Entonces preguntaréis: ¿para qué evocar? Helo aquí. Supongamos que estáis en la calle, cercados por una multitud compacta que habla y que conversa en vuestros oídos; pero entre la multitud percibís de lejos a un conocido con quien queréis hablar en particular; ¿qué hacéis si no podéis llegar hasta él? Lo llamáis, y él viene hacia vosotros. Sucede lo mismo con los Espíritus. Al lado de los que estimamos y que quizá no siempre estén allí, hay una innumerable multitud de indiferentes; si queréis hablar con un determinado Espíritu, como no podéis ir hacia él porque estáis retenido por vuestro grillete corporal, lo llamáis y he aquí todo el misterio de la evocación, que no tiene otro objetivo sino el de dirigiros a quien deseáis, en vez de escuchar al primero que llegue. En las comunicaciones ocultas y espontáneas de las que hemos hablado antes, los Espíritus que nos asisten nos son desconocidos; lo hacen sin que lo sepamos. Por medio de las manifestaciones materiales, escritas u otras, ellos revelan su presencia de una manera patente, y pueden darse a conocer si lo quisieren: es un medio de saber con quién estamos tratando y si tenemos a nuestro alrededor a amigos o enemigos. Ahora bien, los enemigos no faltan en el mundo de los Espíritus, como entre los hombres; allá, como acá, los más peligrosos son los que no conocemos; el Espiritismo práctico nos da los medios para conocerlos.
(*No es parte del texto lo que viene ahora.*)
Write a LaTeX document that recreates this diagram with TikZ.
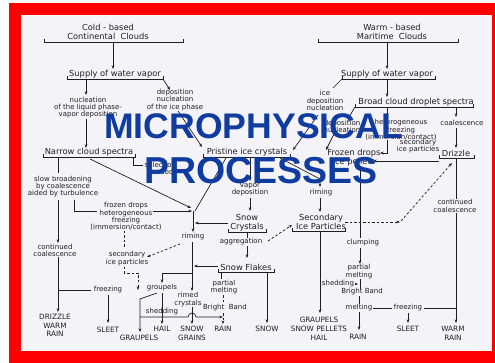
\documentclass[tikz,border=0pt]{standalone}
\usepackage{fontspec}
\newfontfamily\dv{DejaVu Sans}
\newfontfamily\lsb{Liberation Sans}
\usetikzlibrary{arrows.meta}
\definecolor{bg}{RGB}{244,244,248}
\definecolor{ink}{RGB}{30,30,35}
\definecolor{ovl}{RGB}{16,60,160}
\newcommand\brk[3]{\draw[ln] (#1,#3-3)--(#1,#3)--(#2,#3)--(#2,#3-3);}
\begin{document}
\begin{tikzpicture}[x=1pt,y=-1pt,
  lab/.style={font=\dv\fontsize{8.3}{9}\selectfont, inner sep=0.5pt, align=center, text=ink},
  sm/.style={font=\dv\fontsize{7}{7.3}\selectfont, inner sep=0.5pt, align=center, text=ink},
  cp/.style={font=\dv\fontsize{7.3}{8.8}\selectfont, inner sep=0.5pt, align=center, text=ink},
  arr/.style={-{Stealth[length=3.6pt,width=2.8pt]}},
  ln/.style={draw=ink, line width=0.7pt},
  dsh/.style={dash pattern=on 2.5pt off 2pt},
  big/.style={text=ovl, anchor=base west, inner sep=0pt}]
% frame
\fill[white] (0,0) rectangle (495,363);
\fill[red] (9,3) rectangle (495,363);
\fill[bg] (21,15) rectangle (492,351);
\useasboundingbox (0,0) rectangle (495,363);
% ---------------- left top
\node[lab] (cold) at (108,31.5) {Cold - based\\Continental\ \ Clouds};
\brk{44}{183}{42}
\draw[ln,arr] (113,42) -- (113,69);
\node[lab] (supL) at (115,74) {Supply of water vapor};
\brk{67}{163}{79}
\draw[ln,arr] (86,79) -- (86,95);
\node[sm] (nucL) at (88,107.5) {nucleation\\of the liquid phase-\\vapor deposition};
\draw[ln,arr] (163,79) -- (170,90);
\node[sm] (depL) at (175,100) {deposition\\nucleation\\of the ice phase};
\draw[ln,arr] (86,119) -- (86,148);
\node[lab] (narrow) at (89,152) {Narrow cloud spectra};
\brk{43}{135}{157}
\draw[ln,arr] (178,111) -- (202,147);
\node[lab] (prist) at (247,152) {Pristine ice crystals};
\brk{203}{290}{157}
\draw[ln] (133,157)--(133,165)--(143,165);
\node[sm,anchor=west] (seed) at (144,168.5) {selection\\needed};
% ---------------- left column
\draw[ln] (58,157) -- (58,173);
\node[sm] (slow) at (63,186.5) {slow broadening\\by coalescence\\aided by turbulence};
\draw[ln,arr] (58,200) -- (58,243);
\node[sm] (contL) at (55,250.5) {continued\\coalescence};
\draw[ln,arr] (58,257) -- (58,312);
\node[cp] (drz) at (55,325.5) {DRIZZLE\\WARM\\RAIN};
\draw[ln] (58,290) -- (91,290);
\node[sm] (frzL) at (108,290) {freezing};
\draw[ln,arr] (108,295) -- (108,323);
\node[cp] (sleetL) at (108,330) {SLEET};
% heterogeneous freezing (left)
\draw[ln] (74,200) -- (74,211) -- (97,211);
\node[sm] (hetL) at (126,216.5) {frozen drops\\heterogeneous\\freezing\\(immersion/contact)};
\draw[ln,arr] (153,211) -- (192,211);
% converging lines
\draw[ln,arr] (90,159) -- (191,208);
\draw[ln] (226,158) -- (195,211);
\draw[ln,arr] (193,211) -- (193,232);
\draw[ln,arr] (228,223) -- (195,223);
\node[sm] (rimL) at (193,237) {riming};
\draw[ln,dsh,arr] (180,244) -- (147,257);
\draw[ln,arr] (192,242) -- (192,291);
\node[sm] (rimed) at (188,299.5) {rimed\\crystals};
\draw[ln,arr] (218,266) -- (194,266);
\draw[ln,arr] (192,273) -- (162,273) -- (162,283);
\node[sm] (grp) at (162,288) {groupels};
\draw[ln,arr] (162,293) -- (162,324);
\node[cp] (hail) at (162,329) {HAIL};
\draw[ln,arr] (157,293) -- (140,299) -- (140,332);
\node[cp] (graupL) at (139,338) {GRAUPELS};
\draw[ln,arr] (140,317) -- (188,317) arc (180:360:4) -- (223,317);
\node[sm] (shedL) at (162,312) {shedding};
\draw[ln,arr] (192,307) -- (192,324);
\node[cp] (sgr) at (192,333.5) {SNOW\\GRAINS};
% dashed secondary (left)
\draw[ln,dsh] (124,231) -- (124,248);
\node[sm] (secL) at (127,258.5) {secondary\\ice particles};
\draw[ln,dsh,arr] (124,267) -- (124,273) -- (138,273) -- (138,290);
% ---------------- centre
\draw[ln,arr] (250,157) -- (250,181);
\node[sm] (vap) at (250,189.5) {vapor\\deposition};
\draw[ln,arr] (250,198) -- (250,211);
\node[lab] (sc) at (247,222.5) {Snow\\Crystals};
\brk{228}{266}{232}
\draw[ln,arr] (247,232) -- (247,258);
\node[sm,fill=bg] (agg) at (241,242) {aggregation};
\draw[ln,dsh,arr] (268,241) -- (292,225);
\node[lab] (sf) at (246,267) {Snow Flakes};
\brk{218}{274}{272}
\draw[ln] (221,272) -- (221,279);
\node[sm] (pmL) at (224,287) {partial\\melting};
\draw[ln,dsh,arr] (223,295) -- (223,324);
\node[sm,fill=bg] (bbL) at (225,308) {Bright\ \ Band};
\node[cp] (rainL) at (223,329) {RAIN};
\draw[ln,arr] (267,272) -- (267,323);
\node[cp] (snow) at (267,329) {SNOW};
% ---------------- right
\node[lab] (warm) at (392,31.5) {Warm - based\\Maritime\ \ Clouds};
\brk{318}{458}{42}
\draw[ln,arr] (387,42) -- (387,69);
\node[lab] (supR) at (387,74) {Supply of water vapor};
\brk{342}{435}{79}
\draw[ln,arr] (387,79) -- (387,97);
\draw[ln] (342,79) -- (333,88);
\node[sm] (iceDep) at (325,100.5) {ice\\deposition\\nucleation};
\draw[ln,arr] (318,115) -- (293,150);
\node[lab] (broad) at (416,102) {Broad cloud droplet spectra};
\brk{355}{473}{107}
\draw[ln] (355,107) -- (349,117);
\node[sm] (depR) at (342,126.5) {deposition\\nucleation};
\draw[ln,arr] (334,134) -- (326,150);
\draw[ln,arr] (387,107) -- (387,117);
\node[sm] (hetR) at (401,130) {heterogeneous\\freezing\\(immersion/contact)};
\draw[ln,arr] (387,140) -- (387,153) -- (380,153);
\node[sm] (secR) at (418,146) {secondary\\ice particles};
\draw[ln,arr] (456,107) -- (456,117);
\node[sm] (coalR) at (462,123) {coalescence};
\draw[ln,arr] (456,128) -- (456,148);
\node[lab] (drizzle) at (456,153) {Drizzle};
\brk{439}{474}{158}
\draw[ln,arr] (439,161) -- (373,161);
\node[lab] (frozen) at (354,157.5) {Frozen drops\\ice pellets};
\draw[ln,arr] (280,158) -- (320,179) -- (320,187);
\node[sm] (rimR) at (321,193) {riming};
\draw[ln,arr] (320,198) -- (320,212);
\node[lab] (sip) at (321,222) {Secondary\\Ice Particles};
\brk{292}{345}{231}
\draw[ln,dsh,arr] (345,222) -- (400,222);
\draw[ln,dsh,arr] (401,221) -- (452,163);
\draw[ln,arr] (320,231) -- (320,313);
\node[cp] (gsh) at (319,328.5) {GRAUPELS\\SNOW PELLETS\\HAIL};
\draw[ln] (360,167) -- (360,238);
\node[sm] (clump) at (363,243) {clumping};
\draw[ln,arr] (360,248) -- (360,264);
\node[sm] (pmR) at (359,271.5) {partial\\melting};
\draw[ln] (360,279) -- (360,289);
\draw[ln,arr] (321,284) -- (358,284);
\node[sm,fill=bg] (shedR) at (338,284) {shedding};
\node[sm] (bbR) at (362,292) {Bright Band};
\draw[ln] (359,296) -- (359,304);
\node[sm] (meltR) at (359,308) {melting};
\draw[ln,arr] (359,312) -- (359,330);
\node[cp] (rainR) at (358,337) {RAIN};
\draw[ln] (373,308) -- (392,308);
\node[sm] (frzR) at (408,308) {freezing};
\draw[ln] (424,308) -- (456,308);
\draw[ln,arr] (408,313) -- (408,323);
\node[cp] (sleetR) at (408,329) {SLEET};
\draw[ln,arr] (456,158) -- (456,323);
\node[sm,fill=bg] (contR) at (455,206) {continued\\coalescence};
\node[cp] (warmrain) at (453,333) {WARM\\RAIN};
% ---------------- overlay title
\node[big, font=\lsb\bfseries\fontsize{35.6}{36}\selectfont] (t1) at (104,138.5) {MICROPHYSICAL};
\node[big, font=\lsb\bfseries\fontsize{37.5}{38}\selectfont] (t2) at (144,183.5) {PROCESSES};
\end{tikzpicture}
\end{document}
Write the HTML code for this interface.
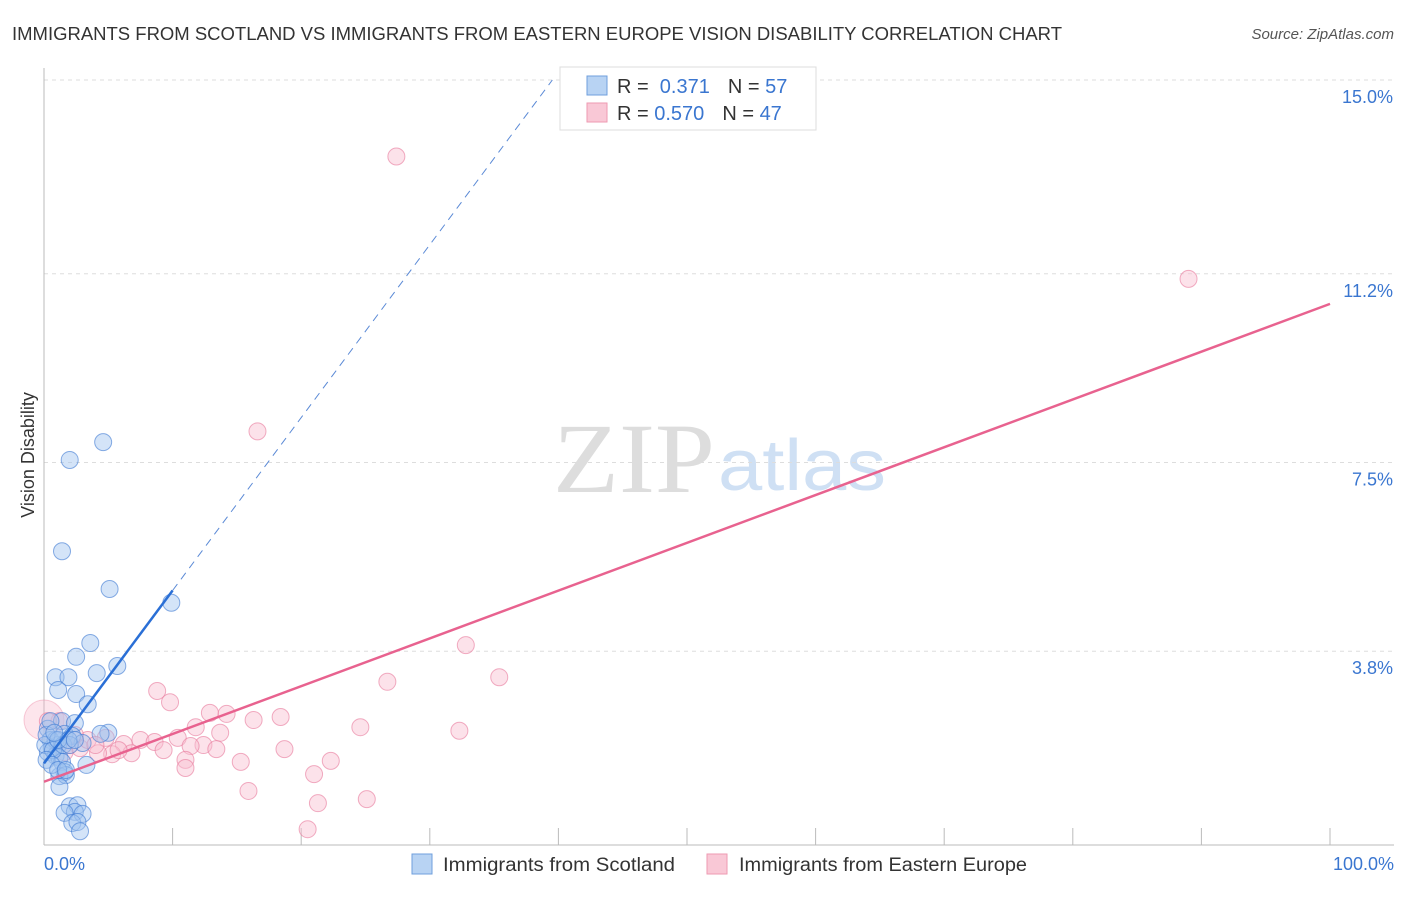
<!DOCTYPE html>
<html><head><meta charset="utf-8">
<style>
body{margin:0;background:#fff;font-family:"Liberation Sans",sans-serif;}
svg text{font-family:"Liberation Sans",sans-serif;}
svg text.serif{font-family:"Liberation Serif",serif;}
</style></head>
<body>
<svg id="chart" width="1406" height="892" xmlns="http://www.w3.org/2000/svg">
<text x="12" y="40" font-size="18" fill="#333" textLength="1050" lengthAdjust="spacingAndGlyphs">IMMIGRANTS FROM SCOTLAND VS IMMIGRANTS FROM EASTERN EUROPE VISION DISABILITY CORRELATION CHART</text>
<text x="1394" y="39" font-size="15" fill="#555" font-style="italic" text-anchor="end">Source: ZipAtlas.com</text>
<text x="34" y="455" font-size="18" fill="#333" transform="rotate(-90 34 455)" text-anchor="middle">Vision Disability</text>
<text class="serif" x="553" y="492" font-size="100" fill="#ddd" textLength="162" lengthAdjust="spacingAndGlyphs">ZIP</text>
<text x="718" y="490" font-size="72" fill="#cfe0f4" textLength="168" lengthAdjust="spacingAndGlyphs">atlas</text>
<g id="grid"></g><g id="pts"></g><g id="lines"></g>
<g>
<rect x="560" y="67" width="256" height="63" fill="#fff" stroke="#ddd"/>
<rect x="587" y="76" width="20" height="19" fill="#b8d3f3" stroke="#6f9fdc"/>
<rect x="587" y="103" width="20" height="19" fill="#f9c8d6" stroke="#ee9ab2"/>
<text x="617" y="93" font-size="20" fill="#333">R = <tspan fill="#3a76d0">&#160;0.371</tspan><tspan dx="18">N = </tspan><tspan fill="#3a76d0">57</tspan></text>
<text x="617" y="120" font-size="20" fill="#333">R = <tspan fill="#3a76d0">0.570</tspan><tspan dx="18">N = </tspan><tspan fill="#3a76d0">47</tspan></text>
</g>
<g>
<rect x="412" y="854" width="20" height="20" fill="#b8d3f3" stroke="#6f9fdc"/>
<text x="443" y="871" font-size="19" fill="#333" textLength="232" lengthAdjust="spacingAndGlyphs">Immigrants from Scotland</text>
<rect x="707" y="854" width="20" height="20" fill="#f9c8d6" stroke="#ee9ab2"/>
<text x="739" y="871" font-size="19" fill="#333" textLength="288" lengthAdjust="spacingAndGlyphs">Immigrants from Eastern Europe</text>
</g>
<text x="44" y="870" font-size="18" fill="#3a76d0">0.0%</text>
<text x="1394" y="870" font-size="18" fill="#3a76d0" text-anchor="end">100.0%</text>
</svg>
<script>
const yTicks=[15.0,11.2,7.5,3.8];
const yTickLabels=["15.0%","11.2%","7.5%","3.8%"];
const xTicks=[10,20,30,40,50,60,70,80,90,100];
const scotX=[2.0,4.6,1.4,5.1,9.9,3.6,2.5,5.7,4.1,0.9,1.9,1.1,2.5,3.4,1.4,2.4,5.0,0.3,1.6,2.2,3.0,0.5,1.1,0.6,0.3,0.9,1.2,1.4,3.3,1.6,1.2,1.7,1.2,2.0,2.6,2.4,1.6,3.0,2.2,2.6,2.8,0.9,0.1,0.2,0.5,0.7,1.5,2.0,4.4,0.2,1.1,1.9,0.6,1.1,1.7,2.4,0.8];
const scotY=[7.55,7.9,5.76,5.02,4.75,3.96,3.69,3.51,3.37,3.29,3.29,3.04,2.96,2.76,2.43,2.39,2.2,2.28,2.18,2.14,2.0,2.06,1.96,1.9,1.82,1.75,1.71,1.63,1.57,1.43,1.35,1.37,1.14,0.76,0.78,0.65,0.63,0.61,0.43,0.45,0.27,2.06,1.96,2.16,2.43,1.86,1.96,1.96,2.18,1.67,2.06,2.06,1.57,1.47,1.47,2.06,2.2];
const eeX=[27.4,89.0,16.6,32.8,26.7,35.4,8.8,9.8,12.9,14.2,16.3,18.4,11.8,24.6,32.3,13.7,10.4,7.5,8.6,4.8,12.4,13.4,18.7,6.2,9.3,11.4,6.8,5.3,4.2,5.8,11.0,15.3,22.3,11.0,21.0,15.9,21.3,25.1,20.5,1.2,2.0,2.8,3.4,1.6,2.4,4.0,0.3];
const eeY=[13.5,11.1,8.11,3.92,3.2,3.29,3.02,2.8,2.59,2.57,2.45,2.51,2.31,2.31,2.24,2.2,2.1,2.06,2.02,2.1,1.96,1.88,1.88,1.98,1.86,1.94,1.8,1.78,1.8,1.86,1.67,1.63,1.65,1.51,1.39,1.06,0.82,0.90,0.31,2.43,1.96,1.90,2.06,1.82,2.16,1.96,2.43];
const scotFit=[1.6,0.339];
const eeFit=[1.24,0.0937];
const X=v=>44+v*12.86, Y=v=>845-v*51;
const NS="http://www.w3.org/2000/svg";
function mk(t,a,p){const e=document.createElementNS(NS,t);for(const k in a)e.setAttribute(k,a[k]);p.appendChild(e);return e;}
const grid=document.getElementById('grid');
yTicks.forEach((t,i)=>{
 const l=mk('line',{x1:44,x2:1394,y1:Y(t),y2:Y(t),stroke:'#ddd','stroke-dasharray':'4,4'},grid);
 
 
 const tx=mk('text',{x:1393,y:Y(t)+23,'font-size':18,fill:'#3a76d0','text-anchor':'end'},grid);
 tx.textContent=yTickLabels[i];
 
 
});
const ax=mk('line',{x1:44,x2:1394,y1:845,y2:845,stroke:'#bbb'},grid);


const ay=mk('line',{x1:44,x2:44,y1:68,y2:845,stroke:'#bbb'},grid);


xTicks.forEach(t=>{
 const l=mk('line',{x1:X(t),x2:X(t),y1:828,y2:845,stroke:'#bbb'},grid);
 
 
});
const pts=document.getElementById('pts');
const big=mk('circle',{cx:X(0),cy:Y(2.45),r:20,fill:'rgba(249,180,200,0.35)',stroke:'rgba(236,130,160,0.4)'},pts);


eeX.forEach((x,i)=>{
 const c=mk('circle',{cx:X(x),cy:Y(eeY[i]),r:8.5,fill:'rgba(249,190,208,0.45)',stroke:'rgba(232,120,155,0.6)'},pts);
 
 
});
scotX.forEach((x,i)=>{
 const c=mk('circle',{cx:X(x),cy:Y(scotY[i]),r:8.5,fill:'rgba(160,195,240,0.45)',stroke:'rgba(60,120,210,0.6)'},pts);
 
 
});
const lines=document.getElementById('lines');
let l=mk('line',{x1:X(0),y1:Y(scotFit[0]),x2:X(10),y2:Y(scotFit[0]+10*scotFit[1]),stroke:'#2a6fd6','stroke-width':2.5},lines);


const xe=(15-scotFit[0])/scotFit[1];
l=mk('line',{x1:X(10),y1:Y(scotFit[0]+10*scotFit[1]),x2:X(xe),y2:Y(15),stroke:'#5b8ad6','stroke-width':1,'stroke-dasharray':'8,6'},lines);


l=mk('line',{x1:X(0),y1:Y(eeFit[0]),x2:X(100),y2:Y(eeFit[0]+100*eeFit[1]),stroke:'#e8628f','stroke-width':2.5},lines);


</script>
</body></html>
En resumen, quien sólo conoce el Espiritismo por las mesas giratorias se hace de Él una idea tan mezquina y tan pueril como aquel que solamente conoce la Física por ciertos juguetes infantiles; pero cuanto más se avanza, más se amplía el horizonte y sólo entonces es que se comprende su verdadero alcance, porque Él nos revela una de las fuerzas más poderosas de la naturaleza, fuerza que al mismo tiempo actúa en el mundo moral y en el mundo físico. Nadie discute la reacción que ejerce sobre nosotros el medio material, visible o invisible, en el cual estamos inmersos; si estamos en una multitud, esa multitud de seres también actúa sobre nosotros, moral y físicamente. Cuando morimos, nuestras almas van a alguna parte; ¿adónde van? Como para ellas no hay ningún lugar cerrado y circunscripto, el Espiritismo dice y prueba por los hechos que esa parte es el espacio; ellas forman a nuestro alrededor una población innumerable. Ahora bien, ¿cómo admitir que ese medio inteligente tenga menos acción que el medio no inteligente? Ahí está la clave de un gran número de hechos incomprendidos que el hombre interpreta según sus prejuicios y que explota conforme sus pasiones. Cuando esas cosas sean comprendidas por todos, los prejuicios desaparecerán, y el progreso podrá seguir su marcha sin obstáculos. El Espiritismo es una luz que ilumina los más tenebrosos pliegues de la sociedad; por lo tanto, es muy natural que aquellos que temen la luz intenten extinguirla. Pero cuando la luz haya penetrado en todas partes, será preciso que los que busquen la oscuridad se decidan a vivir en la claridad; entonces se verán caer muchas máscaras. Por lo tanto, todo hombre que verdaderamente quiere el progreso no puede permanecer indiferente ante una de las causas que más deben contribuir para él mismo y que prepara una de las mayores revoluciones morales que hasta ahora haya experimentado la humanidad. Como se ve, estamos lejos de las mesas giratorias: la distancia que existe entre este modesto comienzo y sus consecuencias, es la misma que hay entre la manzana de Newton y la gravitación universal.